• **AIM**
Reproduce all the lines exactly as they stand, apart from the pictures.
━━━━
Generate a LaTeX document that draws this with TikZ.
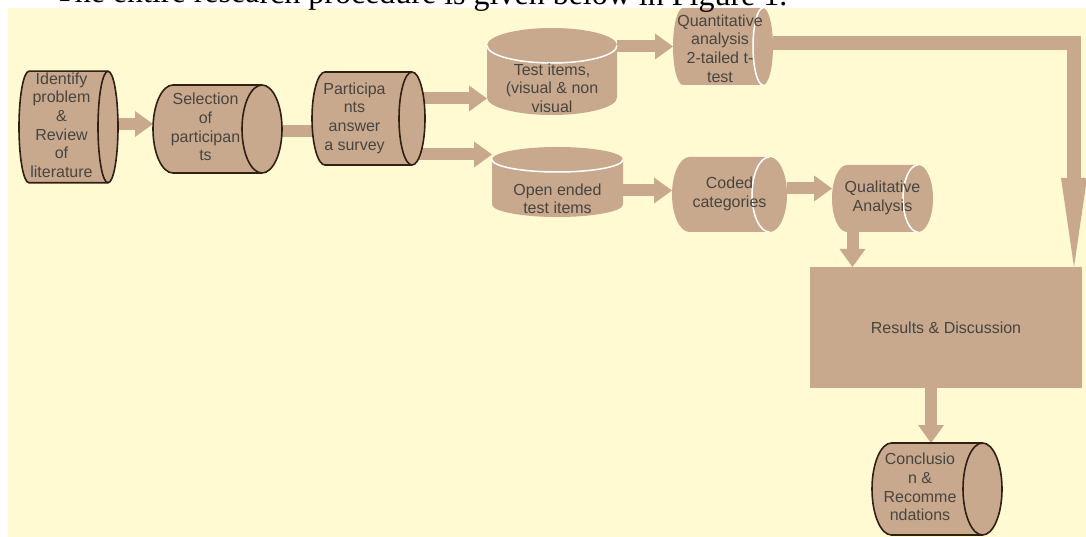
\documentclass[tikz,border=0pt]{standalone}
\usepackage{fontspec}
\setmainfont{Liberation Serif}
\newfontfamily\arialfont{Liberation Sans}
\usetikzlibrary{arrows.meta,calc}

\definecolor{paper}{RGB}{255,250,210}
\definecolor{canfill}{RGB}{201,169,141}
\definecolor{rim}{RGB}{48,32,20}
\definecolor{ink}{RGB}{72,68,64}

\pgfdeclarelayer{paperlayer}
\pgfdeclarelayer{arrowlayer}
\pgfdeclarelayer{canlayer}
\pgfsetlayers{paperlayer,arrowlayer,canlayer,main}

\newcommand{\boxfont}{\arialfont\fontsize{16}{18.6}\selectfont}
% lines of a can label, moved left by half of #1
\newcommand{\lines}[2]{\begin{tabular}{@{}c@{}}#2\end{tabular}\hspace*{#1}}
% lines of a database label, moved down
\newcommand{\dblines}[2]{\raisebox{-#1}[0pt][0pt]{\begin{tabular}{@{}c@{}}#2\end{tabular}}}
% lying can round a node: node, x radius, body style, rim style
\newcommand{\sidecan}[4]{%
  \begin{pgfonlayer}{canlayer}
    \path[#3] let \p1=(#1.north west), \p2=(#1.south east), \n1={(\y1-\y2)/2} in
      (\x2-#2pt,\y1) -- (\x1+#2pt,\y1) arc[start angle=90, end angle=270, x radius=#2pt, y radius=\n1]
      -- (\x2-#2pt,\y2) arc[start angle=-90, end angle=90, x radius=#2pt, y radius=\n1] -- cycle;
    \draw[#4] let \p1=(#1.north west), \p2=(#1.south east), \n1={(\y1-\y2)/2} in
      (\x2-#2pt,\y1) arc[start angle=90, end angle=270, x radius=#2pt, y radius=\n1];
  \end{pgfonlayer}}
% standing can (database) round a node: node, y radius, body style, rim style
\newcommand{\topcan}[4]{%
  \begin{pgfonlayer}{canlayer}
    \path[#3] let \p1=(#1.north west), \p2=(#1.south east), \n1={(\x2-\x1)/2} in
      (\x1,\y1-#2pt) -- (\x1,\y2+#2pt) arc[start angle=180, end angle=360, x radius=\n1, y radius=#2pt]
      -- (\x2,\y1-#2pt) arc[start angle=0, end angle=180, x radius=\n1, y radius=#2pt] -- cycle;
    \draw[#4] let \p1=(#1.north west), \p2=(#1.south east), \n1={(\x2-\x1)/2} in
      (\x1,\y1-#2pt) arc[start angle=180, end angle=360, x radius=\n1, y radius=#2pt];
  \end{pgfonlayer}}

\tikzset{
  label box/.style={inner sep=0pt, outer sep=0pt, text=ink, font=\boxfont},
  rimbody/.style={fill=canfill, draw=rim, line width=1.6pt},
  rimline/.style={draw=rim, line width=1.6pt},
  plainbody/.style={fill=canfill},
  whiteline/.style={draw=white, line width=1.5pt},
  flow/.style={canfill, line width=12pt, -{Triangle[length=18pt, width=26pt, line width=0pt]}},
  joint/.style={canfill, line width=12pt},
}

\begin{document}
\begin{tikzpicture}[x=1pt, y=-1pt]
	\useasboundingbox (0,0) rectangle (1086,537);
	\clip (0,0) rectangle (1086,537);
	\begin{pgfonlayer}{paperlayer}
		\fill[paper] (8,8) rectangle (1086,537);
	\end{pgfonlayer}
	\node[anchor=base west, inner sep=0pt, rotate=-0.3, font=\fontsize{32}{36}\selectfont] (caption) at (55,2) {The entire research procedure is given below in Figure 1.};

	% left chain
	\node[label box, minimum width=99pt, minimum height=110pt] (problem) at (68.5,127) {\lines{14pt}{Identify\\problem\\\&\\Review\\of\\literature}};
	\node[label box, minimum width=129pt, minimum height=88pt] (select) at (217.5,129) {\lines{24pt}{Selection\\of\\participan\\ts}};
	\node[label box, minimum width=113pt, minimum height=93pt] (survey) at (368.5,118.5) {\lines{28pt}{Participa\\nts\\answer\\a survey}};
	\sidecan{problem}{10}{rimbody}{rimline}
	\sidecan{select}{20}{rimbody}{rimline}
	\sidecan{survey}{13}{rimbody}{rimline}

	% two branches
	\node[label box, minimum width=130pt, minimum height=87pt] (items) at (552,71.5) {\dblines{23pt}{Test items,\\(visual \& non\\visual}};
	\node[label box, minimum width=131pt, minimum height=70pt] (open) at (557.5,182) {\dblines{23pt}{Open ended\\test items}};
	\node[label box, minimum width=100pt, minimum height=77pt] (quant) at (723,46.5) {\raisebox{-4pt}[\height][\depth]{\lines{6pt}{Quantitative\\analysis\\2-tailed t-\\test}}};
	\node[label box, minimum width=115pt, minimum height=75pt] (coded) at (729.5,194.5) {\lines{0pt}{Coded\\categories}};
	\node[label box, minimum width=101pt, minimum height=67pt] (qual) at (882.5,198.5) {\lines{0pt}{Qualitative\\Analysis}};
	\topcan{items}{17.5}{plainbody}{whiteline}
	\topcan{open}{12.5}{plainbody}{whiteline}
	\sidecan{quant}{10}{plainbody}{whiteline}
	\sidecan{coded}{17.5}{plainbody}{whiteline}
	\sidecan{qual}{15}{plainbody}{whiteline}

	% end
	\node[label box, fill=canfill, minimum width=272pt, minimum height=121pt] (results) at (946,327.5) {Results \& Discussion};
	\node[label box, minimum width=130pt, minimum height=92pt] (concl) at (937,489) {\lines{34pt}{Conclusio\\n \&\\Recomme\\ndations}};
	\sidecan{concl}{19.5}{rimbody}{rimline}

	\begin{pgfonlayer}{arrowlayer}
		\draw[flow] ([yshift=3pt]problem.east) -- ([yshift=3pt]problem.east -| select.west);
		\draw[joint] ([xshift=-5pt, yshift=-2pt]select.east) -- ([xshift=5pt, yshift=-2pt]select.east -| survey.west);
		\draw[flow] ([yshift=20pt, xshift=-8pt]survey.east) -- ([yshift=20pt]survey.east -| items.west);
		\draw[flow] ([yshift=-36pt, xshift=-8pt]survey.east) -- ([yshift=-36pt]survey.east -| open.west);
		\draw[flow] (items.east |- quant.west) -- (quant.west);
		\draw[flow] ([yshift=4pt]open.east |- coded.west) -- ([yshift=4pt]coded.west);
		\draw[flow] ([yshift=6pt]coded.east) -- ([yshift=6pt]coded.east -| qual.west);
		\draw[flow] ([xshift=-30pt]qual.south) -- ([xshift=-30pt]qual.south |- results.north);
		\draw[canfill, line width=14pt, -{Triangle[length=89pt, width=26pt, line width=0pt]}] ([yshift=3pt]quant.east) -| ([xshift=-8pt]results.north east);
		\draw[flow] ([xshift=-6pt]results.south -| concl.north) -- ([xshift=-6pt]concl.north);
	\end{pgfonlayer}
\end{tikzpicture}
\end{document}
━━━━
• **WRITTEN REPLY**
Generate a LaTeX document that draws this with TikZ.
\documentclass[tikz,border=0pt]{standalone}
\usepackage{fontspec}
\setmainfont{Liberation Serif}
\newfontfamily\arialfont{Liberation Sans}
\usetikzlibrary{arrows.meta,calc}

\definecolor{paper}{RGB}{255,250,210}
\definecolor{canfill}{RGB}{201,169,141}
\definecolor{rim}{RGB}{48,32,20}
\definecolor{ink}{RGB}{72,68,64}

\pgfdeclarelayer{paperlayer}
\pgfdeclarelayer{arrowlayer}
\pgfdeclarelayer{canlayer}
\pgfsetlayers{paperlayer,arrowlayer,canlayer,main}

\newcommand{\boxfont}{\arialfont\fontsize{16}{18.6}\selectfont}
% lines of a can label, moved left by half of #1
\newcommand{\lines}[2]{\begin{tabular}{@{}c@{}}#2\end{tabular}\hspace*{#1}}
% lines of a database label, moved down
\newcommand{\dblines}[2]{\raisebox{-#1}[0pt][0pt]{\begin{tabular}{@{}c@{}}#2\end{tabular}}}
% lying can round a node: node, x radius, body style, rim style
\newcommand{\sidecan}[4]{%
  \begin{pgfonlayer}{canlayer}
    \path[#3] let \p1=(#1.north west), \p2=(#1.south east), \n1={(\y1-\y2)/2} in
      (\x2-#2pt,\y1) -- (\x1+#2pt,\y1) arc[start angle=90, end angle=270, x radius=#2pt, y radius=\n1]
      -- (\x2-#2pt,\y2) arc[start angle=-90, end angle=90, x radius=#2pt, y radius=\n1] -- cycle;
    \draw[#4] let \p1=(#1.north west), \p2=(#1.south east), \n1={(\y1-\y2)/2} in
      (\x2-#2pt,\y1) arc[start angle=90, end angle=270, x radius=#2pt, y radius=\n1];
  \end{pgfonlayer}}
% standing can (database) round a node: node, y radius, body style, rim style
\newcommand{\topcan}[4]{%
  \begin{pgfonlayer}{canlayer}
    \path[#3] let \p1=(#1.north west), \p2=(#1.south east), \n1={(\x2-\x1)/2} in
      (\x1,\y1-#2pt) -- (\x1,\y2+#2pt) arc[start angle=180, end angle=360, x radius=\n1, y radius=#2pt]
      -- (\x2,\y1-#2pt) arc[start angle=0, end angle=180, x radius=\n1, y radius=#2pt] -- cycle;
    \draw[#4] let \p1=(#1.north west), \p2=(#1.south east), \n1={(\x2-\x1)/2} in
      (\x1,\y1-#2pt) arc[start angle=180, end angle=360, x radius=\n1, y radius=#2pt];
  \end{pgfonlayer}}

\tikzset{
  label box/.style={inner sep=0pt, outer sep=0pt, text=ink, font=\boxfont},
  rimbody/.style={fill=canfill, draw=rim, line width=1.6pt},
  rimline/.style={draw=rim, line width=1.6pt},
  plainbody/.style={fill=canfill},
  whiteline/.style={draw=white, line width=1.5pt},
  flow/.style={canfill, line width=12pt, -{Triangle[length=18pt, width=26pt, line width=0pt]}},
  joint/.style={canfill, line width=12pt},
}

\begin{document}
\begin{tikzpicture}[x=1pt, y=-1pt]
	\useasboundingbox (0,0) rectangle (1086,537);
	\clip (0,0) rectangle (1086,537);
	\begin{pgfonlayer}{paperlayer}
		\fill[paper] (8,8) rectangle (1086,537);
	\end{pgfonlayer}
	\node[anchor=base west, inner sep=0pt, rotate=-0.3, font=\fontsize{32}{36}\selectfont] (caption) at (55,2) {The entire research procedure is given below in Figure 1.};

	% left chain
	\node[label box, minimum width=99pt, minimum height=110pt] (problem) at (68.5,127) {\lines{14pt}{Identify\\problem\\\&\\Review\\of\\literature}};
	\node[label box, minimum width=129pt, minimum height=88pt] (select) at (217.5,129) {\lines{24pt}{Selection\\of\\participan\\ts}};
	\node[label box, minimum width=113pt, minimum height=93pt] (survey) at (368.5,118.5) {\lines{28pt}{Participa\\nts\\answer\\a survey}};
	\sidecan{problem}{10}{rimbody}{rimline}
	\sidecan{select}{20}{rimbody}{rimline}
	\sidecan{survey}{13}{rimbody}{rimline}

	% two branches
	\node[label box, minimum width=130pt, minimum height=87pt] (items) at (552,71.5) {\dblines{23pt}{Test items,\\(visual \& non\\visual}};
	\node[label box, minimum width=131pt, minimum height=70pt] (open) at (557.5,182) {\dblines{23pt}{Open ended\\test items}};
	\node[label box, minimum width=100pt, minimum height=77pt] (quant) at (723,46.5) {\raisebox{-4pt}[\height][\depth]{\lines{6pt}{Quantitative\\analysis\\2-tailed t-\\test}}};
	\node[label box, minimum width=115pt, minimum height=75pt] (coded) at (729.5,194.5) {\lines{0pt}{Coded\\categories}};
	\node[label box, minimum width=101pt, minimum height=67pt] (qual) at (882.5,198.5) {\lines{0pt}{Qualitative\\Analysis}};
	\topcan{items}{17.5}{plainbody}{whiteline}
	\topcan{open}{12.5}{plainbody}{whiteline}
	\sidecan{quant}{10}{plainbody}{whiteline}
	\sidecan{coded}{17.5}{plainbody}{whiteline}
	\sidecan{qual}{15}{plainbody}{whiteline}

	% end
	\node[label box, fill=canfill, minimum width=272pt, minimum height=121pt] (results) at (946,327.5) {Results \& Discussion};
	\node[label box, minimum width=130pt, minimum height=92pt] (concl) at (937,489) {\lines{34pt}{Conclusio\\n \&\\Recomme\\ndations}};
	\sidecan{concl}{19.5}{rimbody}{rimline}

	\begin{pgfonlayer}{arrowlayer}
		\draw[flow] ([yshift=3pt]problem.east) -- ([yshift=3pt]problem.east -| select.west);
		\draw[joint] ([xshift=-5pt, yshift=-2pt]select.east) -- ([xshift=5pt, yshift=-2pt]select.east -| survey.west);
		\draw[flow] ([yshift=20pt, xshift=-8pt]survey.east) -- ([yshift=20pt]survey.east -| items.west);
		\draw[flow] ([yshift=-36pt, xshift=-8pt]survey.east) -- ([yshift=-36pt]survey.east -| open.west);
		\draw[flow] (items.east |- quant.west) -- (quant.west);
		\draw[flow] ([yshift=4pt]open.east |- coded.west) -- ([yshift=4pt]coded.west);
		\draw[flow] ([yshift=6pt]coded.east) -- ([yshift=6pt]coded.east -| qual.west);
		\draw[flow] ([xshift=-30pt]qual.south) -- ([xshift=-30pt]qual.south |- results.north);
		\draw[canfill, line width=14pt, -{Triangle[length=89pt, width=26pt, line width=0pt]}] ([yshift=3pt]quant.east) -| ([xshift=-8pt]results.north east);
		\draw[flow] ([xshift=-6pt]results.south -| concl.north) -- ([xshift=-6pt]concl.north);
	\end{pgfonlayer}
\end{tikzpicture}
\end{document}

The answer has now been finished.